研修制度としての『なりキリンパパ・ママ』が始まると、受け手による個人差がはっきりと現れた。これまでとは異なる働き方が習慣になる人がいる。一方で、リバウンドを起こしてしまう人もいる。何が違うのか。意識にどんな差があるのか。一人ひとりがそれに「気づく」のを、長林は待っている。「あれこれ指示することではない。取り組みの先にある本質が何か。ゴールが何か。それを理解してもらうのが、私のいちばんの仕事だから」。

会社から、社会へ。

 産休・育休を経た河野は、当然のように営業職として復帰した。
不安はなかった。『なりキリンパパ・ママ』によって、すでに経験した道だからだ。むしろ、母親という立場を経験したことで仕事へのプラスもあった。育児中、家に届く食品カタログを眺めていたことから、「ママが注目しやすいページ」を体感としてつかんだ。それをもとにした提案で、とあるクライアントにおけるメルシャン製品の売上を2倍にしたのだ。
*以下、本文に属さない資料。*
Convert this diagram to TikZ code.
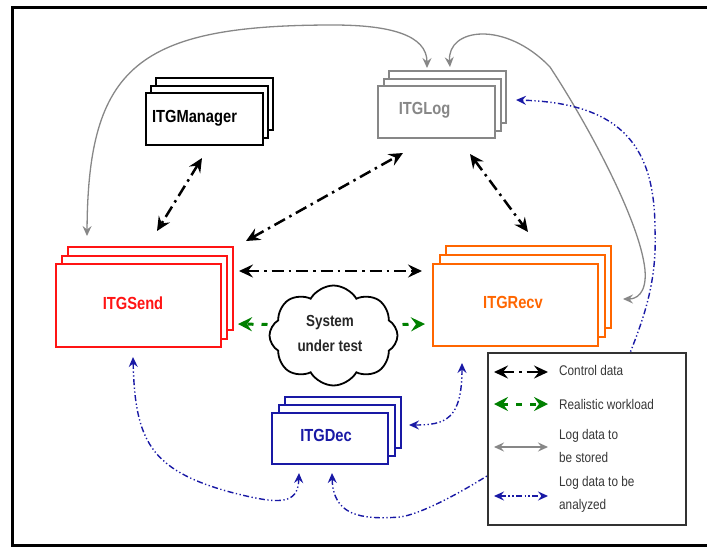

『エイジョカレッジ』の調べによると「世の中で営業職に就いた女性の9割が、30代になると現場を離れてしまう」といわれる。それは本人だけではなく、企業や社会にとっての損失でもあると河野は思う。
河野たちが考案したひとつに『はぐ(Hug)マーク』がある。名刺に入れて「自分がママであること」「だからこその働き方があり、覚悟があること」を伝えるものだ。これはキリングループに限らず開放され、実際にあちこちの企業で使われている。また『なりキリンパパ・ママ』の研修モデルも、自治体や企業へと広がりつつある。
始まりは小さかったかもしれない。けれど河野たちの取り組みはいま、キリンという会社の追い風を受けて、社会を少しずつ変えようとしている。

河野 文香

メルシャン株式会社
首都圏統括支社 首都圏流通営業部 流通第三支店

2009年、キリンビール株式会社入社。仙台に配属され、量販店向けの営業活動を行う。その後、北海道へ転勤し、2015年にメルシャン株式会社へ出向。出産・育児を経て2018年4月に復帰し、引き続き営業職として活躍している。

長林 道生

キリンビール株式会社
執行役員 広域販売推進統括本部長
※現 メルシャン株式会社 代表取締役社長

1988年入社。営業職を中心にキャリアを重ねながら、マーケティング職なども歴任。海外での活躍も多く、フランスに1年間、ベトナムに4年間の出向経験を持つ。